The Johnsons are simple, struggling orange farmers living in the scrub country of Central Florida. Will is the father fighting to survive with his handicapped wife and stepson in tow. Debts are mounting and a rare freeze may kill this season’s crop. Will’s creditors aren’t interested in excuses, they just want to be paid. There’s disagreement among family members about whether a harvest for the orange juice concentrate company is the right business move.
A pair of uninvited — and undesired — house guests suddenly arrive from Alabama. Tom is the white-trash, deadbeat cousin of Will’s wife, and he brought his abused ragamuffin bride Rosanne with him. Of course, Rosanne is a real looker, and the relationship with her domineering husband is super-dysfunctional. Naturally, Will is intrigued by the Alabama girl, especially when compared to his wheelchair-bound shrew of a wife.

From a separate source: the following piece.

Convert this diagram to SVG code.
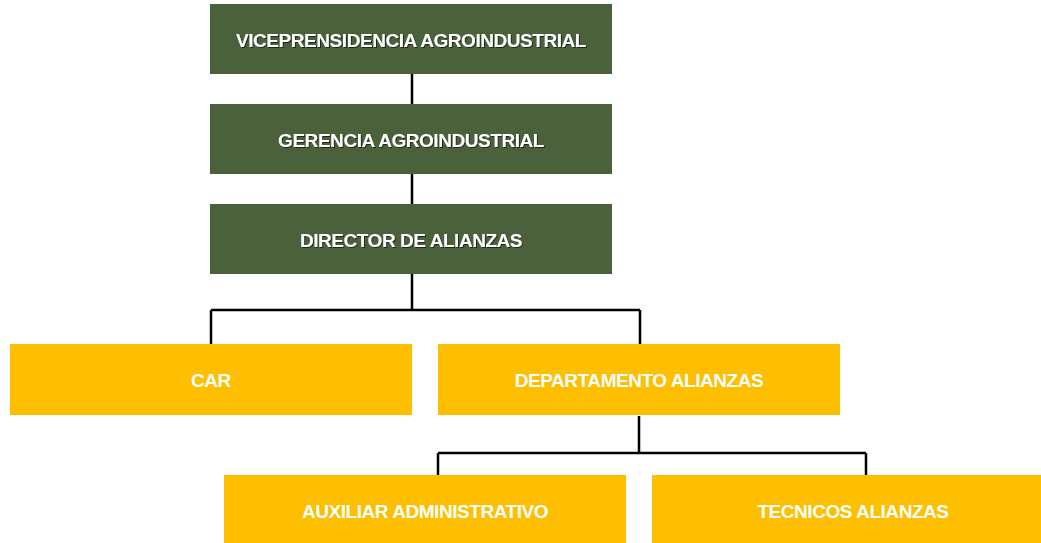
<svg xmlns="http://www.w3.org/2000/svg" width="1041" height="543" viewBox="0 0 1041 543">
<style>
.g{fill:#4a613b}
.y{fill:#fdbf00}
.t{font-family:"Liberation Sans",Arial,sans-serif;font-weight:bold;font-size:19px;fill:#fff;text-anchor:middle;letter-spacing:-0.45px}
.c{fill:none;stroke:#000;stroke-width:2.5}
</style>
<defs>
<filter id="sh" x="-5%" y="-20%" width="110%" height="140%">
<feDropShadow dx="1" dy="1" stdDeviation="0.6" flood-color="#000" flood-opacity="0.6"/>
</filter>
</defs>
<g id="connectors">
<path class="c" d="M412 74V104M412 174V204M412 274V310M211 310H640M211 310V344M640 310V344"/>
<path class="c" d="M639 416V453M438 453H866M438 453V475M866 453V475"/>
</g>
<g id="n1"><rect class="g" x="210" y="4" width="402" height="70"/><text class="t" x="411" y="47" filter="url(#sh)">VICEPRENSIDENCIA AGROINDUSTRIAL</text></g>
<g id="n2"><rect class="g" x="210" y="104" width="402" height="70"/><text class="t" x="411" y="147" filter="url(#sh)">GERENCIA AGROINDUSTRIAL</text></g>
<g id="n3"><rect class="g" x="210" y="204" width="402" height="70"/><text class="t" x="411" y="247" filter="url(#sh)">DIRECTOR DE ALIANZAS</text></g>
<g id="n4"><rect class="y" x="10" y="344" width="402" height="71"/><text class="t" x="211" y="387">CAR</text></g>
<g id="n5"><rect class="y" x="438" y="344" width="402" height="71"/><text class="t" x="639" y="387">DEPARTAMENTO ALIANZAS</text></g>
<g id="n6"><rect class="y" x="224" y="475" width="402" height="68"/><text class="t" x="425" y="518">AUXILIAR ADMINISTRATIVO</text></g>
<g id="n7"><rect class="y" x="652" y="475" width="389" height="68"/><text class="t" x="853" y="518">TECNICOS ALIANZAS</text></g>
</svg>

A Woman on the Place is a weird novel for Harry Whittington as it doesn’t fit nicely into any of his normal genres. My theory is that in 1956, paperback editions of novels of hardscrabble life in the rural south by Erskine Caldwell, William Faulkner and John Faulkner were selling quite well. This was Whittington’s attempt to take a crack at an agrarian melodrama with literary aspirations. As a result, the pacing is really, really slow with none of the noir snappiness readers of his crime-fiction have come to expect.
To be clear, there is a killing and stuff happens, but it was all too boring to generate much interest in the characters’ well-being This is what happens when a writer abandons his strengths and chases the marketplace over originality. Harry Whittington was better than this novel, and you deserve more. Don’t bother.